Ci siamo immersi nelle esaltazioni del principe Miskin ne “L’idiota” o nell’elaborazione dei sensi di colpa di Raskolnikov in “Delitto e castigo”, fino a chiederci cosa avremmo fatto noi al loro posto, al termine del libro ma anche prima, a dire il vero, tanto ci siamo immedesimati. Anche “Madame Bovary” ha fatto da manuale se è per questo (da lì il termine “bovarismo” a indicare un languore perenne e all’apparenza irrisolvibile), per non parlare di Pirandello, oppure dello stesso “L’airone” di Giorgio Bassani.

E allora? Perché  parlarne, dove sta la novità? Quali sono le differenze, se mai ce ne sono?

Iniziamo col dire che oggi il modo di calare la psicologia all’interno di un contesto narrativo è profondamente diverso che in passato. Mentre Raskolnikov puntava a far sì che ci immedesimassimo nei dubbi che si insinuavano nella sua mente e lungo i tortuosi percorsi che portavano (o avrebbero dovuto portare almeno in teoria) alla soluzione di un problema interiore, i contemporanei guardano alla concretezza delle soluzioni, a mo’ di manuali di sopravvivenza, in cui trovare il bandolo della matassa e scoprire cosa non funziona  in noi e la maniera di porvi rimedio. Nulla da obiettare, se vogliamo, soprattutto se a scrivere sono terapeuti veri.

Ma il perché, beh, quello è un altro discorso.

Madame_Bovary_1857_(hi-res)

Infatti, non basterebbe scrivere un semplice manuale allo scopo? Perché  farlo in narrativa? E perché appunto ‘tira’ tanto l’argomento?

Bisogno.

Bisogno di certezze in  un’epoca in cui non ve ne sono più, dice qualcuno. Ma il cercare soluzioni, anziché limitarsi allo svago o alla pura ricerca per passione (come faceva Woody Allen, appassionatissimo di  psicanalisi) mi diceva una terapeuta pochi giorni fa, diventa a lungo andare deleterio e può avvicinarsi all’inutilmente ossessivo. Che la lettura non sia infatti solo svago siamo tutti d’accordo, credo: ma il cercare di apprendere dai libri ciò che solo con un’esperienza personale diretta si può interiorizzare e far fruttare, come la delicatissima psicanalisi, è altra cosa.

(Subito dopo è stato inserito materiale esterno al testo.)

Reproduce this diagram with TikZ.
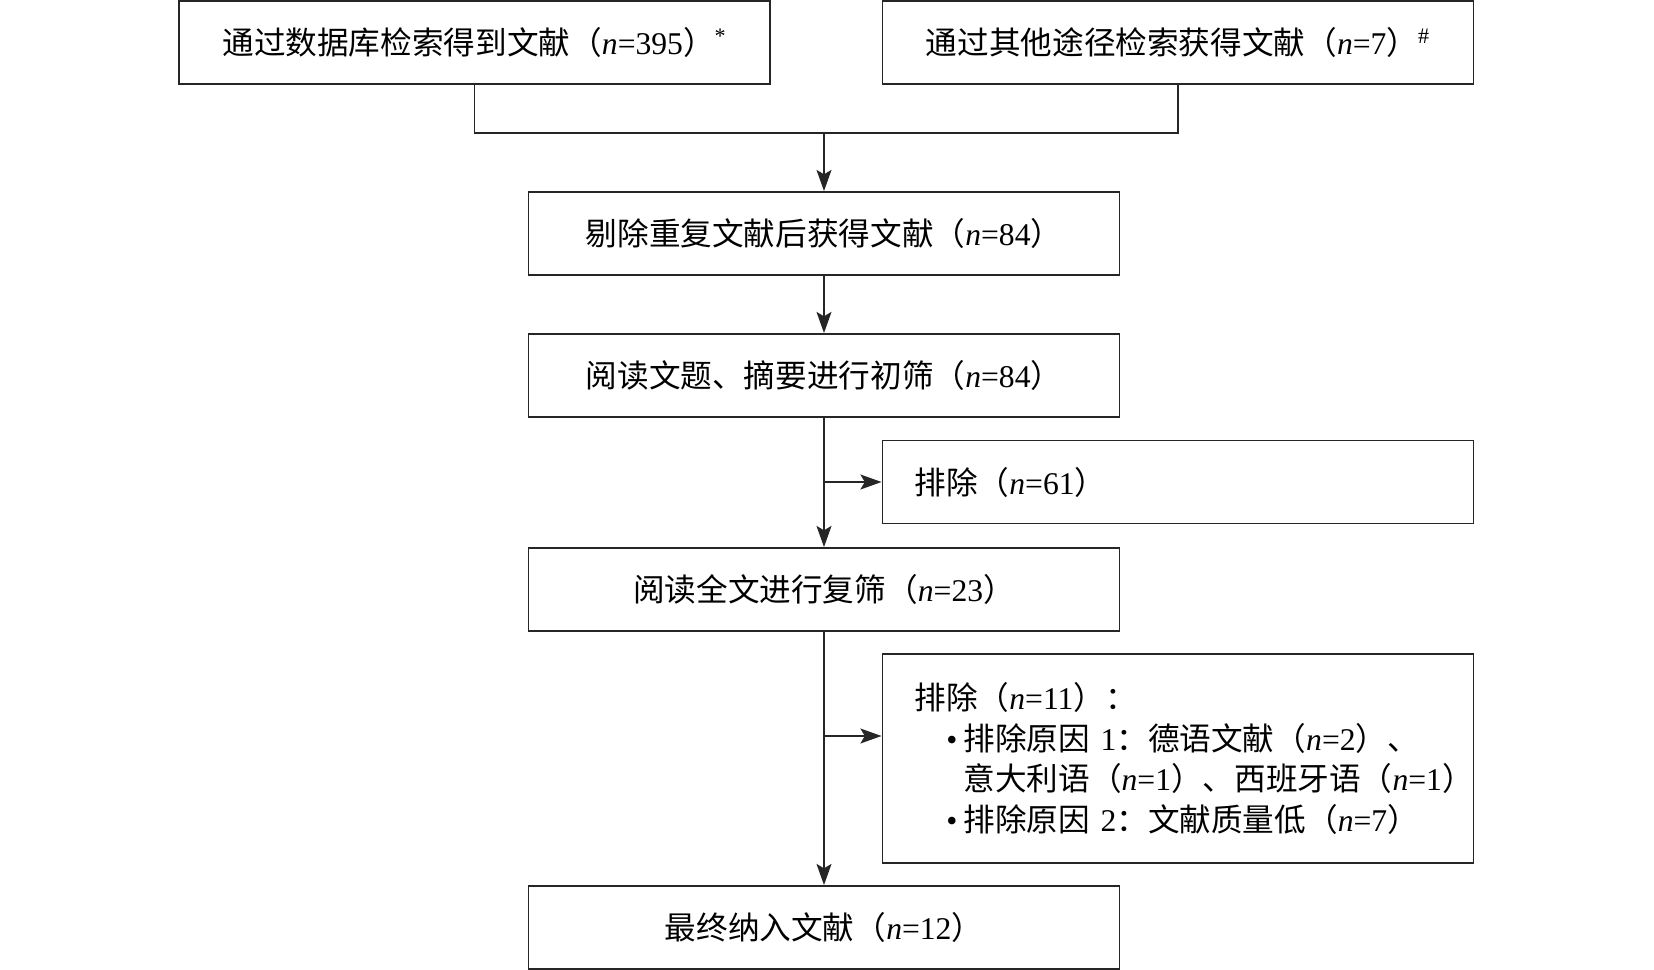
\documentclass[tikz,border=0pt]{standalone}
\usepackage{fontspec}
\setmainfont{Noto Sans CJK SC}
\newfontfamily\lat{Liberation Serif}
\usepackage{tikz}
\usetikzlibrary{arrows.meta}
\def\nn#1{{\lat\textit{n}=#1}}
\def\bul{\llap{{\lat\textbullet}\hspace{0.12cm}}}

\begin{document}
\begin{tikzpicture}[
	line/.style={draw=black!85,line width=1.1pt},
	arr/.style={line,-{Stealth[length=12pt,width=8.5pt,inset=2.5pt]}},
	stage/.style={line,minimum width=11.82cm,minimum height=1.66cm,inner sep=0pt,font=\fontsize{18}{23}\selectfont},
	excl/.style={stage,minimum width=0pt,inner xsep=0.64cm,text width=10.54cm,align=left}]
					\useasboundingbox (0,0) rectangle (33.08,-19.4);
					\node[stage] (dba) at (9.49,-0.85) {通过数据库检索得到文献（\nn{395}）\textsuperscript{\lat *}};
					\node[stage] (oth) at (23.56,-0.85) {通过其他途径检索获得文献（\nn{7}）\textsuperscript{\lat\#}};
					\node[stage] (dup) at (16.48,-4.67) {剔除重复文献后获得文献（\nn{84}）};
					\node[stage] (scr) at (16.48,-7.51) {阅读文题、摘要进行初筛（\nn{84}）};
					\node[excl] (ex1) at (23.56,-9.64) {排除（\nn{61}）};
					\node[stage] (ful) at (16.48,-11.79) {阅读全文进行复筛（\nn{23}）};
					\node[excl,minimum height=4.18cm] (ex2) at (23.56,-15.17) {排除（\nn{11}）：\\
						\hspace*{0.98cm}\bul 排除原因 {\lat 1}：德语文献（\nn{2}）、\\
						\hspace*{0.98cm}意大利语（\nn{1}）、西班牙语（\nn{1}）\\
						\hspace*{0.98cm}\bul 排除原因 {\lat 2}：文献质量低（\nn{7}）};
					\node[stage] (fin) at (16.48,-18.55) {最终纳入文献（\nn{12}）};
					\coordinate (m) at (16.48,-2.66);
					\coordinate (j1) at (16.48,-9.64);
					\coordinate (j2) at (16.48,-14.72);
					\draw[line] (dba.south) -- (dba.south |- m) -- (oth.south |- m) -- (oth.south);
					\draw[arr] (m) -- (dup);
					\draw[arr] (dup) -- (scr);
					\draw[arr] (scr) -- (ful);
					\draw[arr] (j1) -- (ex1);
					\draw[arr] (ful) -- (fin);
					\draw[arr] (j2) -- (j2 -| ex2.west);
				\end{tikzpicture}
\end{document}
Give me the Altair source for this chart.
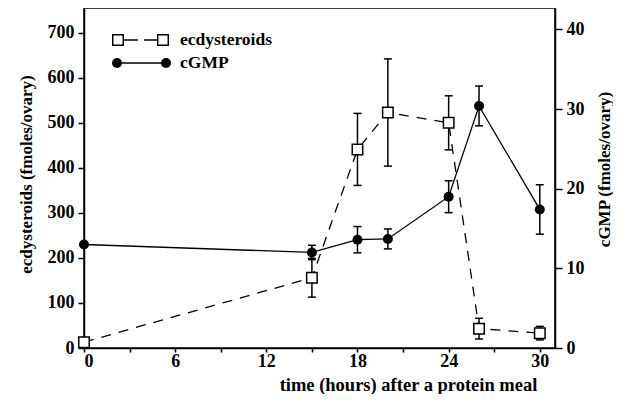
import altair as alt
import pandas as pd

hours = [0, 15, 18, 20, 24, 26, 30]
ecdysteroids = [13, 156, 441, 523, 500, 43, 33]
ecdysteroids_err = [0, 43, 80, 119, 60, 23, 15]
cgmp = [13.0, 12.0, 13.6, 13.7, 19.0, 30.4, 17.4]
cgmp_err = [0, 0.9, 1.65, 1.25, 2.0, 2.5, 3.1]

x_ticks = [0, 3, 6, 9, 12, 15, 18, 21, 24, 27, 30]
left_ticks = [0, 100, 200, 300, 400, 500, 600, 700]
right_ticks = [0, 10, 20, 30, 40]
legend_labels = ["ecdysteroids", "cGMP"]

FONT = "Liberation Serif"

df = pd.DataFrame({
    "hours": hours,
    "ecd": ecdysteroids,
    "ecd_lo": [v - e for v, e in zip(ecdysteroids, ecdysteroids_err)],
    "ecd_hi": [v + e for v, e in zip(ecdysteroids, ecdysteroids_err)],
    "ecd_err": ecdysteroids_err,
    "cg": cgmp,
    "cg_lo": [v - e for v, e in zip(cgmp, cgmp_err)],
    "cg_hi": [v + e for v, e in zip(cgmp, cgmp_err)],
    "cg_err": cgmp_err,
})

xs = alt.Scale(domain=[0, 31], nice=False, zero=False)
x_axis = alt.Axis(values=x_ticks,
                  labelExpr="datum.value % 6 == 0 ? datum.label : ''",
                  title="time (hours) after a protein meal",
                  titleX=324, titleY=36, titleAlign="center", titleBaseline="middle",
                  titleFontSize=18.5, tickSize=4, labelPadding=0)
X = alt.X("hours:Q", scale=xs, axis=x_axis)

ly = alt.Scale(domain=[0, 755], nice=False)
ry = alt.Scale(domain=[0, 42.7], nice=False)

left_axis = alt.Axis(values=left_ticks, title="ecdysteroids (fmoles/ovary)",
                     titleX=-58, titleY=166, titleAngle=270, titleAlign="center",
                     titleBaseline="middle", tickSize=6, labelPadding=4)
right_axis = alt.Axis(values=right_ticks, orient="right", title="cGMP (fmoles/ovary)",
                      titleX=49, titleY=161, titleAngle=270, titleAlign="center",
                      titleBaseline="middle", tickSize=7, labelPadding=4)


def LY(field):
    return alt.Y(field, scale=ly, axis=left_axis)


def RY(field):
    return alt.Y(field, scale=ry, axis=right_axis)


base = alt.Chart(df)
err_e = base.transform_filter("datum.ecd_err > 0")
err_c = base.transform_filter("datum.cg_err > 0")

ecd_line = base.mark_line(color="black", strokeWidth=1.3, strokeDash=[10, 8]).encode(
    x=X, y=LY("ecd:Q"))
ecd_rule = err_e.mark_rule(color="black", strokeWidth=1.5).encode(
    x=X, y=LY("ecd_lo:Q"), y2="ecd_hi:Q")
ecd_cap_hi = err_e.mark_rule(color="black", strokeWidth=1.5, xOffset=-4, x2Offset=4).encode(
    x=X, x2="hours:Q", y=LY("ecd_hi:Q"))
ecd_cap_lo = err_e.mark_rule(color="black", strokeWidth=1.5, xOffset=-4, x2Offset=4).encode(
    x=X, x2="hours:Q", y=LY("ecd_lo:Q"))
ecd_pts = base.mark_square(size=110, color="white", stroke="black", strokeWidth=1.5, opacity=1).encode(
    x=X, y=LY("ecd:Q"))
ecd_layer = alt.layer(ecd_line, ecd_rule, ecd_cap_hi, ecd_cap_lo, ecd_pts)

cg_line = base.mark_line(color="black", strokeWidth=1.3).encode(
    x=X, y=RY("cg:Q"))
cg_rule = err_c.mark_rule(color="black", strokeWidth=1.5).encode(
    x=X, y=RY("cg_lo:Q"), y2="cg_hi:Q")
cg_cap_hi = err_c.mark_rule(color="black", strokeWidth=1.5, xOffset=-4, x2Offset=4).encode(
    x=X, x2="hours:Q", y=RY("cg_hi:Q"))
cg_cap_lo = err_c.mark_rule(color="black", strokeWidth=1.5, xOffset=-4, x2Offset=4).encode(
    x=X, x2="hours:Q", y=RY("cg_lo:Q"))
cg_pts = base.mark_circle(size=100, color="black", opacity=1).encode(
    x=X, y=RY("cg:Q"))
cg_layer = alt.layer(cg_line, cg_rule, cg_cap_hi, cg_cap_lo, cg_pts)

# legend
leg1 = alt.Chart(pd.DataFrame({"label": [legend_labels[0]]}))
leg2 = alt.Chart(pd.DataFrame({"label": [legend_labels[1]]}))
l1_line = leg1.mark_rule(color="black", strokeWidth=1.3, strokeDash=[14, 6]).encode(
    x=alt.value(40), x2=alt.value(74), y=alt.value(32))
l1_pts_a = leg1.mark_square(size=110, color="white", stroke="black", strokeWidth=1.5, opacity=1).encode(
    x=alt.value(34), y=alt.value(32))
l1_pts_b = leg1.mark_square(size=110, color="white", stroke="black", strokeWidth=1.5, opacity=1).encode(
    x=alt.value(79), y=alt.value(32))
l1_text = leg1.mark_text(align="left", baseline="middle", font=FONT, fontWeight="bold",
                         fontSize=17.5, color="black").encode(
    x=alt.value(96), y=alt.value(32), text="label:N")
l2_line = leg2.mark_rule(color="black", strokeWidth=1.3).encode(
    x=alt.value(33), x2=alt.value(82), y=alt.value(55))
l2_pts_a = leg2.mark_circle(size=100, color="black", opacity=1).encode(
    x=alt.value(33), y=alt.value(55))
l2_pts_b = leg2.mark_circle(size=100, color="black", opacity=1).encode(
    x=alt.value(82), y=alt.value(55))
l2_text = leg2.mark_text(align="left", baseline="middle", font=FONT, fontWeight="bold",
                         fontSize=17.5, color="black").encode(
    x=alt.value(96), y=alt.value(55), text="label:N")

chart = alt.layer(
    ecd_layer, cg_layer,
    l1_line, l1_pts_a, l1_pts_b, l1_text,
    l2_line, l2_pts_a, l2_pts_b, l2_text,
).resolve_scale(y="independent").properties(
    width=471, height=340,
    autosize=alt.AutoSizeParams(type="none"),
    padding={"left": 76, "top": 0, "right": 58, "bottom": 46},
).configure_view(
    stroke="black", strokeWidth=1.5
).configure_axis(
    grid=False, domainColor="black", domainWidth=1.5, tickColor="black", tickWidth=1.5,
    labelFont=FONT, labelFontWeight="bold", labelFontSize=18, labelColor="black",
    titleFont=FONT, titleFontWeight="bold", titleFontSize=17, titleColor="black",
)

chart.save("out.html", embed_options={"renderer": "svg", "actions": False})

Poi, che altro? La ricerca di un modo per venir fuori da un qualcosa di quotidiano che non piace, l’evasione stessa, in un’epoca in cui tutto è permesso e nulla scontato, pare per contro avere dei paletti invalicabili, per poter passare i quali ci si rivolge a quella che per molti sembra essere l’unica vera terapia alla vita.